Telecommunications networks are migrating towards Internet technology, with voice over IP maturing rapidly. We believe that the key open challenge for the converged network of the near future is its support for diverse access technologies (such as the Public Switched Telephone Network, digital cellular networks, pager networks, and IP-based networks) and innovative applications seamlessly integrating data and voice. The ICEBERG Project at U. C. Berkeley is seeking to meet this challenge with an open and composable service architecture founded on Internet-based standards for flow routing and agent deployment. This enables simple redirection of flows combined with pipelined transformations. These building blocks make possible new applications, like the Universal Inbox. Such an application intercepts flows in a range of formats, originating in different access networks (e.g., voice, fax, e-mail), and delivers them appropriately formatted for a particular end terminal (e.g., handset, fax machine, computer) based on the callee's preferences.
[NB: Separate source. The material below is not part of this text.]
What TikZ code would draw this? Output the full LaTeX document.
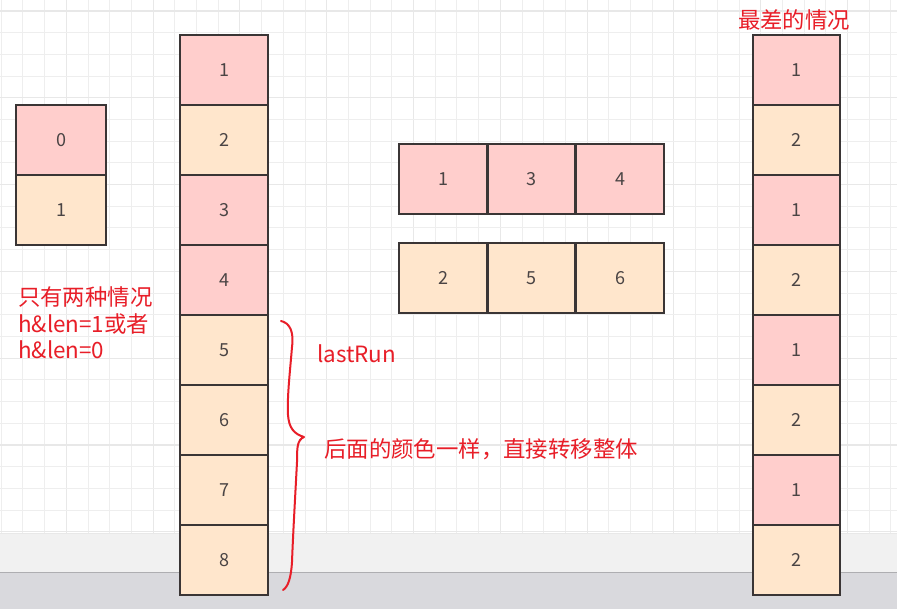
\documentclass[tikz,border=0pt]{standalone}
\usepackage{fontspec}
\setmainfont{Noto Sans CJK SC}
\definecolor{pinkfill}{HTML}{FFCECC}
\definecolor{orangefill}{HTML}{FFE6CC}
\definecolor{boxline}{HTML}{3A3535}
\definecolor{redtxt}{HTML}{E81E28}
\definecolor{numcol}{HTML}{4A4444}
\definecolor{gridminor}{HTML}{EEEEEE}
\definecolor{gridmajor}{HTML}{E8E8E8}
\definecolor{bandlight}{HTML}{F1F1F1}
\definecolor{banddark}{HTML}{D9D9DD}
\begin{document}
\begin{tikzpicture}[x=1bp,y=-1bp,
  cell/.style={draw=boxline,line width=2.4bp,minimum width=88bp,minimum height=70bp,inner sep=0pt,
    text=numcol,font=\fontsize{18bp}{20bp}\selectfont},
  pinkbox/.style={cell,fill=pinkfill},
  orangebox/.style={cell,fill=orangefill},
  note/.style={text=redtxt,font=\fontsize{22.4bp}{27bp}\selectfont,inner sep=0pt},
  bracepath/.style={draw=redtxt,line width=2bp,line cap=round,line join=round}]
\useasboundingbox (0,0) rectangle (897,609);
\fill[white] (0,0) rectangle (897,533);
% grid
\foreach \i in {0,...,41}{
  \pgfmathsetmacro{\gx}{1.2+21.7*\i}
  \pgfmathtruncatemacro{\m}{mod(\i,4)==3}
  \ifnum\m=1 \draw[gridmajor,line width=1.1bp] (\gx,0) -- (\gx,533);
  \else \draw[gridminor,line width=1bp] (\gx,0) -- (\gx,533); \fi
}
\foreach \j in {0,...,24}{
  \pgfmathsetmacro{\gy}{11+21.7*\j}
  \pgfmathtruncatemacro{\m}{mod(\j,4)==0}
  \ifnum\m=1 \draw[gridmajor,line width=1.1bp] (0,\gy) -- (897,\gy);
  \else \draw[gridminor,line width=1bp] (0,\gy) -- (897,\gy); \fi
}
% bottom bands
\fill[bandlight] (0,533) rectangle (897,572);
\fill[banddark] (0,572) rectangle (897,609);
\draw[color=banddark!80!black,line width=1.5bp] (0,572.5) -- (897,572.5);
\draw[color=gridmajor,line width=1bp] (0,533) -- (897,533);

% left column
\node[pinkbox,minimum width=90bp] (l0) at (61,140) {0};
\node[orangebox,minimum width=90bp] (l1) at (61,210) {1};

% middle column
\node[pinkbox] (m1) at (224,70) {1};
\node[orangebox] (m2) at (224,140) {2};
\node[pinkbox] (m3) at (224,210) {3};
\node[pinkbox] (m4) at (224,280) {4};
\node[orangebox] (m5) at (224,350) {5};
\node[orangebox] (m6) at (224,420) {6};
\node[orangebox] (m7) at (224,490) {7};
\node[orangebox] (m8) at (224,560) {8};

% rows
\node[pinkbox] (a1) at (443,179) {1};
\node[pinkbox] (a3) at (531.5,179) {3};
\node[pinkbox] (a4) at (620,179) {4};
\node[orangebox] (b2) at (443,278) {2};
\node[orangebox] (b5) at (531.5,278) {5};
\node[orangebox] (b6) at (620,278) {6};

% right column
\node[pinkbox,minimum width=87bp] (r1) at (796.5,70) {1};
\node[orangebox,minimum width=87bp] (r2) at (796.5,140) {2};
\node[pinkbox,minimum width=87bp] (r3) at (796.5,210) {1};
\node[orangebox,minimum width=87bp] (r4) at (796.5,280) {2};
\node[pinkbox,minimum width=87bp] (r5) at (796.5,350) {1};
\node[orangebox,minimum width=87bp] (r6) at (796.5,420) {2};
\node[pinkbox,minimum width=87bp] (r7) at (796.5,490) {1};
\node[orangebox,minimum width=87bp] (r8) at (796.5,560) {2};

% texts
\node[note,anchor=base] (worst) at (794,29) {最差的情况};
\node[note,anchor=base west] (onlytwo1) at (18,305) {只有两种情况};
\node[note,anchor=base west] (onlytwo2) at (18,332) {h\&len=1或者};
\node[note,anchor=base west] (onlytwo3) at (18,358) {h\&len=0};
\node[note,anchor=base west] (lastrun) at (317,362) {lastRun};
\node[note,anchor=base west] (same) at (324,457) {后面的颜色一样，直接转移整体};

% brace
\coordinate (bt) at (281,321);
\coordinate (bn) at (304,437);
\coordinate (bb) at (283,590);
\path[bracepath] (bt) .. controls (290,323) and (294,332) .. (292,347)
  .. controls (290,372) and (287,397) .. (288,415)
  .. controls (289,428) and (294,434) .. (bn)
  .. controls (297,440) and (297,448) .. (297,462)
  .. controls (295,500) and (293,535) .. (292,562)
  .. controls (291,578) and (288,587) .. (bb);
\end{tikzpicture}
\end{document}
The design of the ICEBERG architecture is driven by the following types of services:

• Any-to-any communication services:
  Any-to-any communication refers to the ability to support communication between all types of devices effectively. For this purpose, we employ the Automatic Path Creation service (APC) which composes the data path between the endpoints using any format through mix-matching operators (units of computation) and connectors (transportation abstraction between operators). The use of the APC simplifies extending ICEBERG to new devices, which is only a matter of introducing new codecs or data transformation operators. By encapsulating the data flow/path management within the APC service, it reduces the complexity of the signaling protocol (the protocol for establishing and maintaining communication sessions).

  To enable any-to-any communications, integrated communication systems also need a component that inter-works with various networks for signaling translation and packetization. In our control architecture, this component is called an ICEBERG Access Point (IAP).

• Personal mobility services:
  Personal mobility means treating people, rather than devices, as communication endpoints. Every person using ICEBERG has an ICEBERG unique ID. The mapping between the specific device ID and unique ID is done through the Name Mapping Service (NMS). For this release, we use the Open LDAP directory service.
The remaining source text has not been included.